Spirituality seems to be linked to better relationships, a sense of life purpose, a sense of being part of something greater, and a feeling of connection to others, the planet or even the universe, hence not feeling isolated.
Spirituality can also help us take responsibility for our actions and to be a little more philosophical about what lessons might be learnt from any challenges we are facing.
We may also reflect on the fact that nothing or no one can make us feel stressed - it is our choice how we react to any given situation.
We also need to ask ourselves whether the stressor really has the ability to impact our lives in a substantial way. If it does not, then should we really worry that much about the problem?
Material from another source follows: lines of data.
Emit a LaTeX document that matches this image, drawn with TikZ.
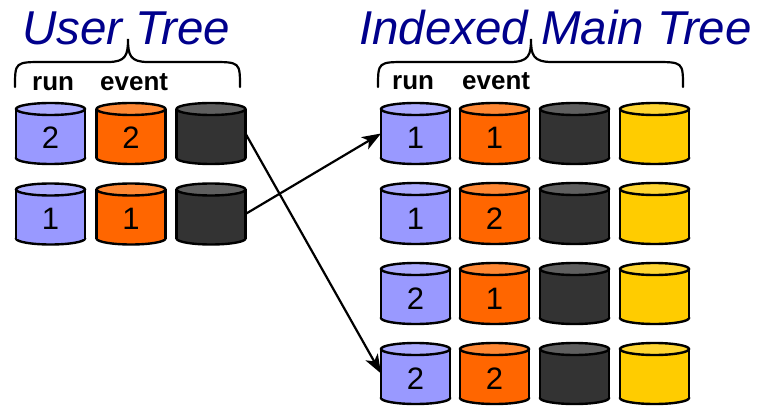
\documentclass[tikz,border=0pt]{standalone}
\usepackage{fontspec}
\setmainfont{Liberation Sans}
\usetikzlibrary{arrows.meta}
\definecolor{lav}{RGB}{153,153,255}
\definecolor{lavtop}{RGB}{172,172,255}
\definecolor{org}{RGB}{255,102,0}
\definecolor{orgtop}{RGB}{255,136,51}
\definecolor{drk}{RGB}{51,51,51}
\definecolor{drktop}{RGB}{95,95,95}
\definecolor{yel}{RGB}{255,204,0}
\definecolor{yeltop}{RGB}{255,214,51}
\definecolor{navy}{RGB}{0,0,140}
\tikzset{
  cylbox/.style={rectangle, draw=none, minimum width=69pt, minimum height=61pt, inner sep=0pt, outer sep=0pt},
  numtext/.style={font=\fontsize{31}{31}\selectfont, anchor=base, inner sep=0pt},
  coltext/.style={font=\fontsize{26}{26}\selectfont\bfseries, anchor=base west, inner sep=0pt},
  titletext/.style={font=\fontsize{47.5}{47.5}\selectfont\itshape, text=navy, anchor=base west, inner sep=0pt},
  bracepath/.style={line width=2.2pt, line cap=round},
  movearrow/.style={line width=2.2pt, -{Stealth[length=19pt, width=14pt, inset=5pt]}},
}
\newcommand{\cyl}[6]{%
  \fill[#4, draw=black] ({#2+34.5},{#3+55}) ellipse [x radius=34.5, y radius=6];
  \fill[#4] (#2,{#3+6}) rectangle ({#2+69},{#3+55});
  \draw (#2,{#3+6}) -- (#2,{#3+55}) ({#2+69},{#3+6}) -- ({#2+69},{#3+55});
  \filldraw[fill=#5] ({#2+34.5},{#3+6}) ellipse [x radius=34.5, y radius=6];
  \node[cylbox] (#1) at ({#2+34.5},{#3+30.5}) {};
  \node[numtext] (#1-n) at ({#2+34.5},{#3+46}) {#6};
}
\begin{document}
\begin{tikzpicture}[x=1pt, y=-1pt, line width=2.4pt]
\useasboundingbox (0,0) rectangle (765,406);
% titles
\node[titletext] (ut) at (21,45) {User Tree};
\node[titletext] (it) at (358,45) {Indexed Main Tree};
% braces
\draw[bracepath] (15,87) .. controls (15,62) .. (44,62) -- (108,62)
   .. controls (126,62) and (128,55) .. (128,39)
   .. controls (128,55) and (130,62) .. (148,62) -- (211,62)
   .. controls (240,62) .. (240,87);
\draw[bracepath] (378,87) .. controls (378,62) .. (407,62) -- (510,62)
   .. controls (529,62) and (531,55) .. (531,39)
   .. controls (531,55) and (533,62) .. (552,62) -- (654,62)
   .. controls (683,62) .. (683,87);
% column labels
\node[coltext] (ur) at (31,91) {run};
\node[coltext] (ue) at (99,91) {event};
\node[coltext] (ir) at (391,90) {run};
\node[coltext] (ie) at (461,90) {event};
% user tree
\cyl{u1a}{16}{103}{lav}{lavtop}{2}
\cyl{u1b}{96.5}{103}{org}{orgtop}{2}
\cyl{u1c}{176.5}{103}{drk}{drktop}{}
\cyl{u2a}{16}{183.5}{lav}{lavtop}{1}
\cyl{u2b}{96.5}{183.5}{org}{orgtop}{1}
\cyl{u2c}{176.5}{183.5}{drk}{drktop}{}
% indexed main tree
\cyl{m1a}{381}{103}{lav}{lavtop}{1}
\cyl{m1b}{460}{103}{org}{orgtop}{1}
\cyl{m1c}{540}{103}{drk}{drktop}{}
\cyl{m1d}{620}{103}{yel}{yeltop}{}
\cyl{m2a}{381}{183}{lav}{lavtop}{1}
\cyl{m2b}{460}{183}{org}{orgtop}{2}
\cyl{m2c}{540}{183}{drk}{drktop}{}
\cyl{m2d}{620}{183}{yel}{yeltop}{}
\cyl{m3a}{381}{263}{lav}{lavtop}{2}
\cyl{m3b}{460}{263}{org}{orgtop}{1}
\cyl{m3c}{540}{263}{drk}{drktop}{}
\cyl{m3d}{620}{263}{yel}{yeltop}{}
\cyl{m4a}{381}{343}{lav}{lavtop}{2}
\cyl{m4b}{460}{343}{org}{orgtop}{2}
\cyl{m4c}{540}{343}{drk}{drktop}{}
\cyl{m4d}{620}{343}{yel}{yeltop}{}
% arrows
\draw[movearrow] (u1c.east) -- (m4a.west);
\draw[movearrow] (u2c.east) -- (m1a.west);
\end{tikzpicture}
\end{document}
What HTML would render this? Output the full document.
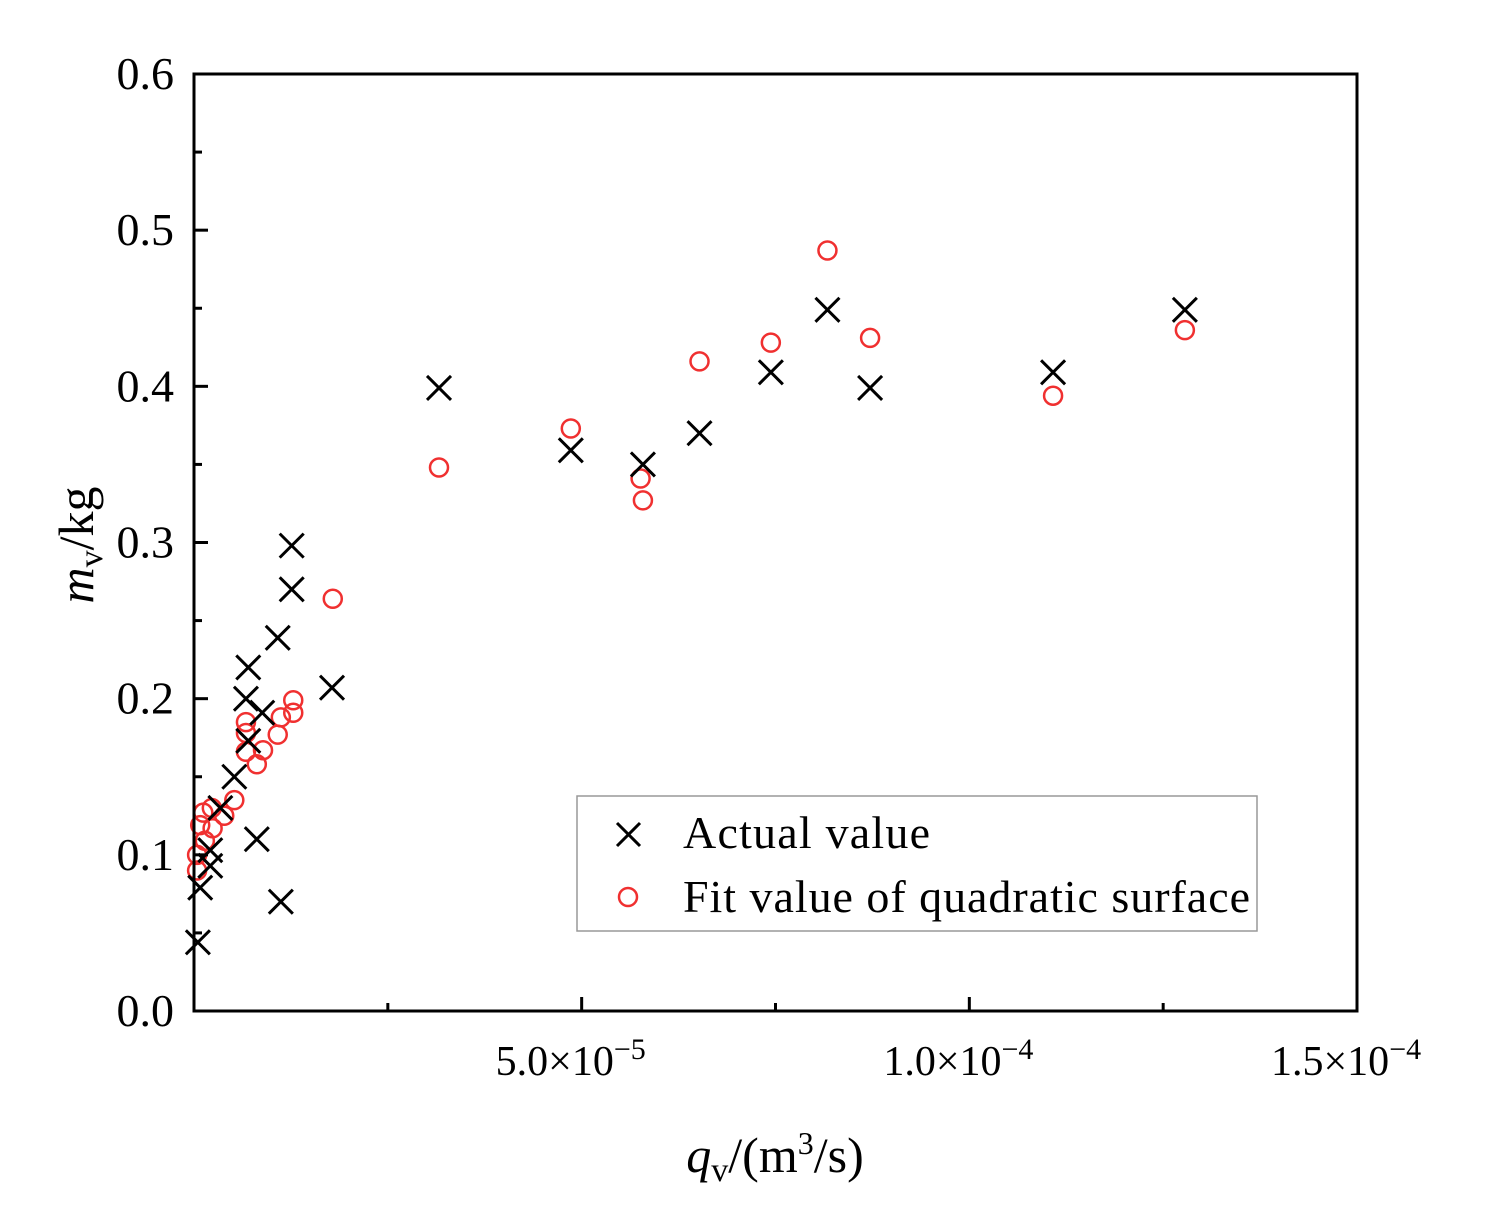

This saying from the Serenity Prayer is good advice, so act accordingly: "God grant me the serenity to accept the things I cannot change;
courage to change the things I can; and wisdom to know the difference."
Our attitude has a massive impact on our stress levels so when stressed we should try to reflect on things we can be grateful for, such as family, friends, nature or recent achievements.
Esther, Jerry and Abraham Hicks, have the following advice in their bestselling book Ask and it is Given (Page 114)
"Our thoughts control our life
"We control our thoughts with our emotions
"Our emotions tell us how well we are controlling our thoughts.
"This is how we create the life we have right now."
According to Abraham-Hicks, there are 22 emotional levels that have their own distinct energy vibration. They range from fear/grief/depression/despair/powerlessness at the lowest level, rising through many familiar states such as jealousy, anger, doubt and pessimism until reaching the higher states of hopefulness and optimism and ultimately joy, empowerment and love.
Say Abraham-Hicks, "Our job is to keep working our way up the emotional scale until we get to a level six (feeling hopeful) or better.
"Once we are feeling anything from hopeful to joyful, we are vibrating at a high enough level to manifest (make real) our wishes and desires (thereby reducing our stress).
"While we are in the higher vibrational levels, nothing unpleasant can come into our experience, because like things attract like things in this energy world."
They suggest as a way of reducing stress to identify your current position on the scale and then create thoughts about how it would feel to be at the next level above your current emotional condition.
As your thoughts create new feelings associated with that higher emotion, you can gradually work your way upward to be in a position to change your current situation by using your positive thoughts and imagination.
As parents, I'd like to suggest we use a combination of methods, such as visualising good outcomes, monitoring our vibrational levels and following these simple stress reduction methods I've mentioned in order to help our children and ourselves cope with the start of another year full of challenges, yes, but also opportunities.